= Conga Project =

Mining project in Northern Peru

Conga Project is a gold mining and copper mining project in Cajamarca Region of Northern Peru. It is a project of Minera Yanacocha, a company mainly owned by Newmont Mining Corporation.

==Overview==
The Conga Mine is a project of Minera Yanacocha, a company mainly owned by Newmont Mining Corporation and Buenaventura, a Peruvian mining company, and the International Finance Corporation, the private-lending arm of the World Bank.
It was expected to yield 680,000 ounces of gold and 235 million pounds of copper per year for the first five years.

==History==
The Conga Environmental Impact Assessment was originally approved in 2010.
It was suspended in November 2011. In April 2012, President Ollanta Humala, who had been elected after promising to place "water over gold", said that the project needed a number of changes to proceed. Protesters expressed concerns about perceived impacts of the project on the local water supply.

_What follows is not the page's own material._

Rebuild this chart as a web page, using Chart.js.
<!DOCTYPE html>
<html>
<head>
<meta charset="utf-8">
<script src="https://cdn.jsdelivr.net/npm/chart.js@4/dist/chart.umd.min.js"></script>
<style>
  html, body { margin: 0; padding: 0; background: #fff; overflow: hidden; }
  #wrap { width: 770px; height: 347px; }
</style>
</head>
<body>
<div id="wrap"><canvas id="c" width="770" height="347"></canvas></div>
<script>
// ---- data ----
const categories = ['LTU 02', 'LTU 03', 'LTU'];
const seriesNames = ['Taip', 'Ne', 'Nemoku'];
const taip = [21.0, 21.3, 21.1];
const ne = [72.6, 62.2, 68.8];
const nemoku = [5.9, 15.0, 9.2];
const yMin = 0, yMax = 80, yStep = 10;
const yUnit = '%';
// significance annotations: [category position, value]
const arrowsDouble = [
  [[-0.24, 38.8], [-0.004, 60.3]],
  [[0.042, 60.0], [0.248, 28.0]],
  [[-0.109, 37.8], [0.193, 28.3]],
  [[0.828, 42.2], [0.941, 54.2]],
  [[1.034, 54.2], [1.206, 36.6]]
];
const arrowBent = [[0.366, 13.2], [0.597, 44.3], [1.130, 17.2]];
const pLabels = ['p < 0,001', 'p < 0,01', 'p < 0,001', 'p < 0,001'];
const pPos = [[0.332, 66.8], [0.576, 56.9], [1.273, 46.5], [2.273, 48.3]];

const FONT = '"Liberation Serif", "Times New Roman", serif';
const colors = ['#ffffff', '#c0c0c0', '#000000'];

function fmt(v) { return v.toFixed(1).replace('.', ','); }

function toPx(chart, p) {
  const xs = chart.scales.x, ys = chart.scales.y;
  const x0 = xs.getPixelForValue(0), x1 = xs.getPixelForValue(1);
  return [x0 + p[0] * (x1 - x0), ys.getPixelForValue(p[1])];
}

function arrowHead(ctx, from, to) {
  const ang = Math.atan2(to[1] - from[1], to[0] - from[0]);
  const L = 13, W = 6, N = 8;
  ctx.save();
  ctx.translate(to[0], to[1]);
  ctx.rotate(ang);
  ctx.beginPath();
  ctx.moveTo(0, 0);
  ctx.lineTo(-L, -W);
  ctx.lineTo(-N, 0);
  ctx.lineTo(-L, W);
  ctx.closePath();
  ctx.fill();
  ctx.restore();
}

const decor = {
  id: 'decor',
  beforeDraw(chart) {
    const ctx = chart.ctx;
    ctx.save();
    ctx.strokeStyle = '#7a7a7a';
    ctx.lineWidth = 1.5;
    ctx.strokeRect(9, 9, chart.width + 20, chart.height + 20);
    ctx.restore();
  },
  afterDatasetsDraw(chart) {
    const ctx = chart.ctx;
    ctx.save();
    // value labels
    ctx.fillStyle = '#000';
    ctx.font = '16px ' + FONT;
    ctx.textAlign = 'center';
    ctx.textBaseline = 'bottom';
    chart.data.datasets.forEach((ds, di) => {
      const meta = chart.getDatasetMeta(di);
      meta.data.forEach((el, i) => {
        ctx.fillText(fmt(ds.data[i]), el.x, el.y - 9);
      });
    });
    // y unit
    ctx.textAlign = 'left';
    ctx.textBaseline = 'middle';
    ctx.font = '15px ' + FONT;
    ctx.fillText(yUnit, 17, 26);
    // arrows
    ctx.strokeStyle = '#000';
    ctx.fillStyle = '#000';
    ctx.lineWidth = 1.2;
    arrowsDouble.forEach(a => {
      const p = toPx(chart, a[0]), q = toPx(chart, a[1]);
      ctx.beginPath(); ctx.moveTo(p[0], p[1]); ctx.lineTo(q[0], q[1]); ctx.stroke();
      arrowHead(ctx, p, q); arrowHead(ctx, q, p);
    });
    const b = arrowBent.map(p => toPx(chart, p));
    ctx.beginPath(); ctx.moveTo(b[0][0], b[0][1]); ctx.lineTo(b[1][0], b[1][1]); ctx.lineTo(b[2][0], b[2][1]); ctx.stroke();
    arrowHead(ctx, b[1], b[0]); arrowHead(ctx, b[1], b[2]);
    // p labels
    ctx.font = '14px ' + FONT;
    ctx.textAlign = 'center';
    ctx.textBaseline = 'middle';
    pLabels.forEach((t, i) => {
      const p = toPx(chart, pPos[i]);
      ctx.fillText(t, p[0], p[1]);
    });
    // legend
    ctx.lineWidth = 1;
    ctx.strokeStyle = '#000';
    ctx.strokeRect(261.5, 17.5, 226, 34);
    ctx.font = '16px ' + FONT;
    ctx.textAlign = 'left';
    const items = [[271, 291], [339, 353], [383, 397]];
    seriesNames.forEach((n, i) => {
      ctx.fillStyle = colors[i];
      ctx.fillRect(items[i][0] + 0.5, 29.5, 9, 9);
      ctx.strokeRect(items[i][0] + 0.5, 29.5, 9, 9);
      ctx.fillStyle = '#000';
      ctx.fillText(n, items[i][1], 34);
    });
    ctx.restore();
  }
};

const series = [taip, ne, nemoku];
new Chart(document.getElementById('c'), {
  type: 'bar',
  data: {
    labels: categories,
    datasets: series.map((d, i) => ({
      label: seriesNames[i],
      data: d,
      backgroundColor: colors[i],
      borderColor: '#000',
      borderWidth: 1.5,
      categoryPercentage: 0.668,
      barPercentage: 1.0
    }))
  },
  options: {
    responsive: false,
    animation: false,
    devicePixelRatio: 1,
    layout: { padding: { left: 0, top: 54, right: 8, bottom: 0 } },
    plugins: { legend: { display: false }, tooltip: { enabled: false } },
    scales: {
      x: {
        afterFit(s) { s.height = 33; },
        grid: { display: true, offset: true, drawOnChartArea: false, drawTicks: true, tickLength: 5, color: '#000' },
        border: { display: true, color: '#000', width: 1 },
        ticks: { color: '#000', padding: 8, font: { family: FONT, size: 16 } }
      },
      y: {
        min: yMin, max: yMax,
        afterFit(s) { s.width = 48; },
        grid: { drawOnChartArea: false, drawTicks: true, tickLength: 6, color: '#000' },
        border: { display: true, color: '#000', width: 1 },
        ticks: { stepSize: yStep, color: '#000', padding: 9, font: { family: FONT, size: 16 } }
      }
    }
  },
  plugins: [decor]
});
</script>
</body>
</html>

Farmers protested against the project. Demonstrations ceased after President Ollanta Humala on December 4, 2012 granted the country's armed forces extra power for 60 days, including the right to make arrests without warrant.
Opponents of the project pointed to risks for ecosystem and water resources. The conflict had the result that several of President Ollanta Humala's ministers resigned. It also resulted in the death of several Peruvians. This was the first crisis of the Humala administration.

In April 2016, Máxima Acuña received the Goldman Environmental Prize for her environmental advocacy and peaceful resistance regarding the Conga Mine Project.

In 2016, the project was abandoned, in part due to the environmental concerns.